5. Nested List Comprehension

Suppose you have a list like this:

Code:

List = [[1,2,3], [4,5,6], [3,4] ]

Now to iterate over each element, we will have to nest inside the list comprehension.

Code:

[ res for x in List for res in x]

Output:

[1, 2, 3, 4, 5, 6, 3, 4]

For understanding purposes, you can think of this statement as:

Code:

for x in List:
  for res in x:
    print(res)

This way we can flatten a nested list.

So far, we were discussing list comprehensions in Python but now we can see similar comprehension techniques in the dictionary, sets, and generators.

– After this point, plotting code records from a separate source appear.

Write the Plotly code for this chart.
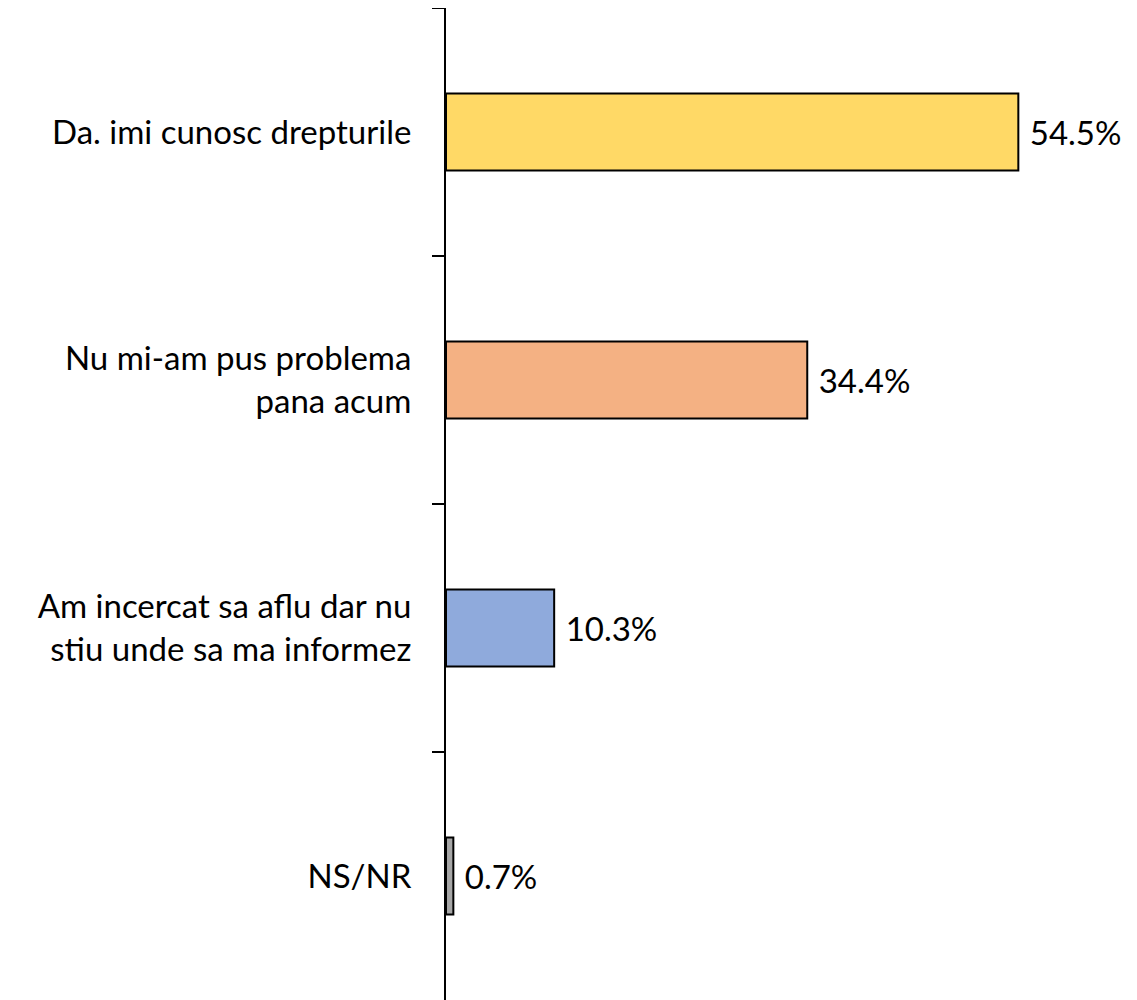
import plotly.graph_objects as go

categories = ["Da. imi cunosc drepturile", "Nu mi-am pus problema<br>pana acum",
              "Am incercat sa aflu dar nu<br>stiu unde sa ma informez", "NS/NR"]
values = [54.5, 34.4, 10.3, 0.7]
colors = ["#FFD966", "#F4B183", "#8FAADC", "#A6A6A6"]
labels = ["54.5%", "34.4%", "10.3%", "0.7%"]

FONT = "Lato"

fig = go.Figure(go.Bar(
    y=categories, x=values, orientation="h",
    marker=dict(color=colors, line=dict(color="black", width=2)),
    text=[" " + t for t in labels], textposition="outside", cliponaxis=False,
    textfont=dict(family=FONT, size=33, color="black"),
    width=0.31,
))

# page body has an 8px margin, so the figure is sized to fit inside it
fig.update_layout(
    width=1129, height=992,
    margin=dict(l=438, r=0, t=0, b=0, autoexpand=False),
    plot_bgcolor="white", paper_bgcolor="white",
    showlegend=False,
    font=dict(family=FONT, size=33, color="black"),
)
fig.update_xaxes(range=[0, 65.8], visible=False, automargin=False)
fig.update_yaxes(
    autorange="reversed", showline=True, linecolor="black", linewidth=2,
    ticks="outside", tickson="boundaries", ticklen=12, tickwidth=2, tickcolor="black",
    ticklabelstandoff=26, showgrid=False, automargin=False,
)

fig.write_html("out.html")
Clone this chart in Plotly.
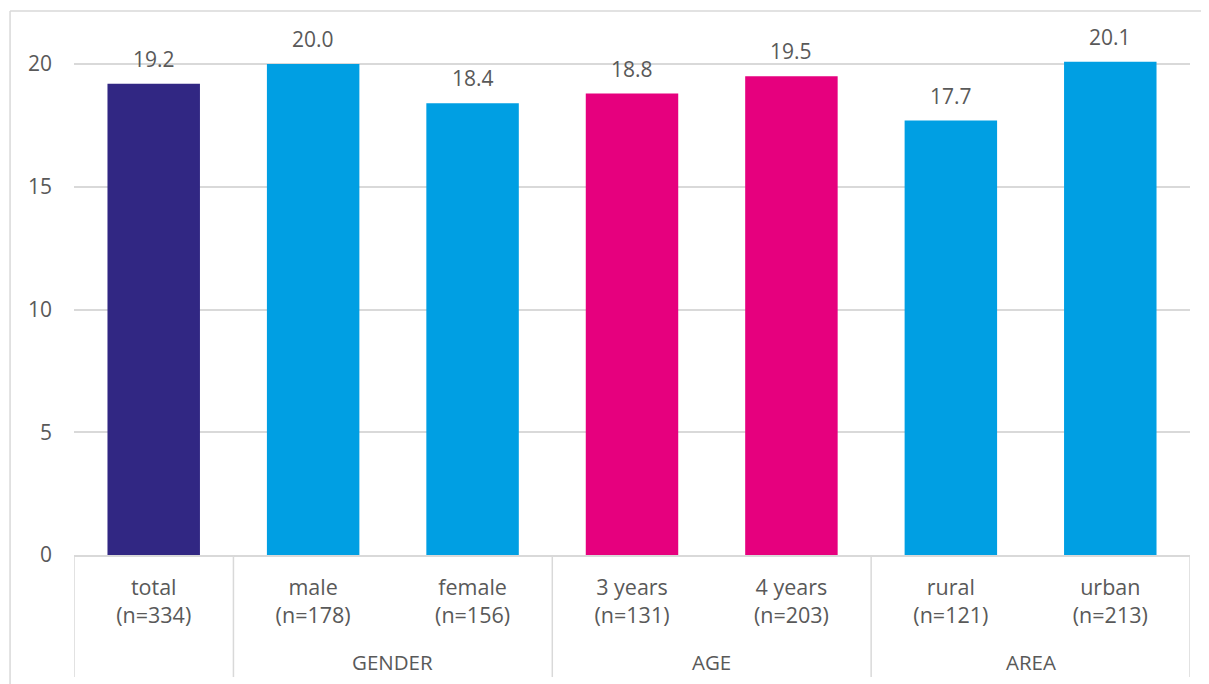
import plotly.graph_objects as go

categories = ["total", "male", "female", "3 years", "4 years", "rural", "urban"]
sample_sizes = ["n=334", "n=178", "n=156", "n=131", "n=203", "n=121", "n=213"]
groups = ["", "GENDER", "GENDER", "AGE", "AGE", "AREA", "AREA"]
values = [19.2, 20.0, 18.4, 18.8, 19.5, 17.7, 20.1]
bar_colors = ["#312783", "#009FE3", "#009FE3", "#E6007E", "#E6007E", "#009FE3", "#009FE3"]
y_ticks = [0, 5, 10, 15, 20]

FONT = "Open Sans"
TXT = "#595959"
LINE = "#D9D9D9"

labels = [f"{c}<br>({n})" for c, n in zip(categories, sample_sizes)]
idx = list(range(len(categories)))

fig = go.Figure()
fig.add_trace(go.Bar(
    x=idx, y=values, marker=dict(color=bar_colors, line=dict(width=0)),
    hoverinfo="skip", showlegend=False,
))

# data labels
for i, v in zip(idx, values):
    fig.add_annotation(x=i, y=v, text=f"{v:.1f}", showarrow=False,
                       xref="x", yref="y", yanchor="middle", yshift=25,
                       font=dict(family=FONT, size=21, color=TXT))

# group dividers and group labels
bounds = [-0.5]
for i in range(1, len(groups)):
    if groups[i] != groups[i - 1]:
        bounds.append(i - 0.5)
bounds.append(len(groups) - 0.5)
for b in bounds:
    fig.add_shape(type="line", xref="x", yref="paper", x0=b, x1=b, y0=0, y1=-0.226,
                  line=dict(color=LINE, width=1.5))

seen = []
for g in groups:
    if g and g not in seen:
        seen.append(g)
for g in seen:
    members = [i for i, gg in enumerate(groups) if gg == g]
    fig.add_annotation(x=sum(members) / len(members), y=-0.198, xref="x", yref="paper",
                       text=g, showarrow=False, yanchor="middle",
                       font=dict(family=FONT, size=20.5, color=TXT))

# chart frame (top and left edges)
fig.add_shape(type="line", xref="paper", yref="paper", x0=-0.0573, x1=1.03, y0=1.0074, y1=1.0074,
              line=dict(color=LINE, width=1.5))
fig.add_shape(type="line", xref="paper", yref="paper", x0=-0.0573, x1=-0.0573, y0=-0.26, y1=1.0074,
              line=dict(color=LINE, width=1.5))

fig.update_layout(
    width=1209, height=684,
    margin=dict(l=66, r=27, t=7, b=137),
    paper_bgcolor="white", plot_bgcolor="white",
    bargap=0.42,
    font=dict(family=FONT, size=21, color=TXT),
    xaxis=dict(
        tickmode="array", tickvals=idx, ticktext=labels,
        range=[-0.5, len(idx) - 0.5],
        showgrid=False, zeroline=False,
        showline=True, linecolor=LINE, linewidth=1.5,
        ticks="", ticklabelstandoff=12,
        tickfont=dict(family=FONT, size=21.5, color=TXT),
    ),
    yaxis=dict(
        range=[0, 22], tickvals=y_ticks,
        showgrid=True, gridcolor=LINE, gridwidth=1.5,
        zeroline=False, showline=False,
        ticks="", ticklabelstandoff=21,
        tickfont=dict(family=FONT, size=21, color=TXT),
    ),
)

fig.write_html("out.html")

Python Dictionary Comprehension

Python allows us to create dictionary comprehensions. The syntax is similar to list comprehensions in Python.

Syntax:

{key: expression(i) for (key, i) in iterable}

Code:

num=[1,2,3,4]
name=['one','two','three','four']

my_dict = {num:name for (num,name) in zip(num,name)}
print(my_dict)

Output:

{1: ‘one’, 2: ‘two’, 3: ‘three’, 4: ‘four’}

You can also use list comprehensions to create dictionary comprehensions.

Code:

even_squares = {x: x**2 for x in range(0,12,2)}
print(even_squares)

Output:

{0: 0, 2: 4, 4: 16, 6: 36, 8: 64, 10: 100}

Python Sets Comprehension

Lets us now see how sets comprehensions work.

Syntax:

{ expression(i) for i in iterable condition }

Code:

odd = { num for num in [1,2,3,4,5,6] if num%2==1}
print(odd)

Output:

{1, 3, 5}

Python Generator Comprehensions

A quick way to create generators is with generator comprehensions.

Syntax:

(expression(i) for i in iterable)

Code:

gen = (x**2 for x in range(100))
print(gen)
next(gen)
next(gen)
next(gen)
next(gen)

Output:

<generator object <genexpr> at 0x000001EA897B0BA0>
0
1
4
9

Summary

This was all about the Python list comprehensions. Now you can clean up your code by writing simple and concise code. You can easily modify lists using list comprehensions.

You should use list comprehensions in Python more often whenever possible but make sure not to write lengthy list comprehensions, then it would be better to use for loops.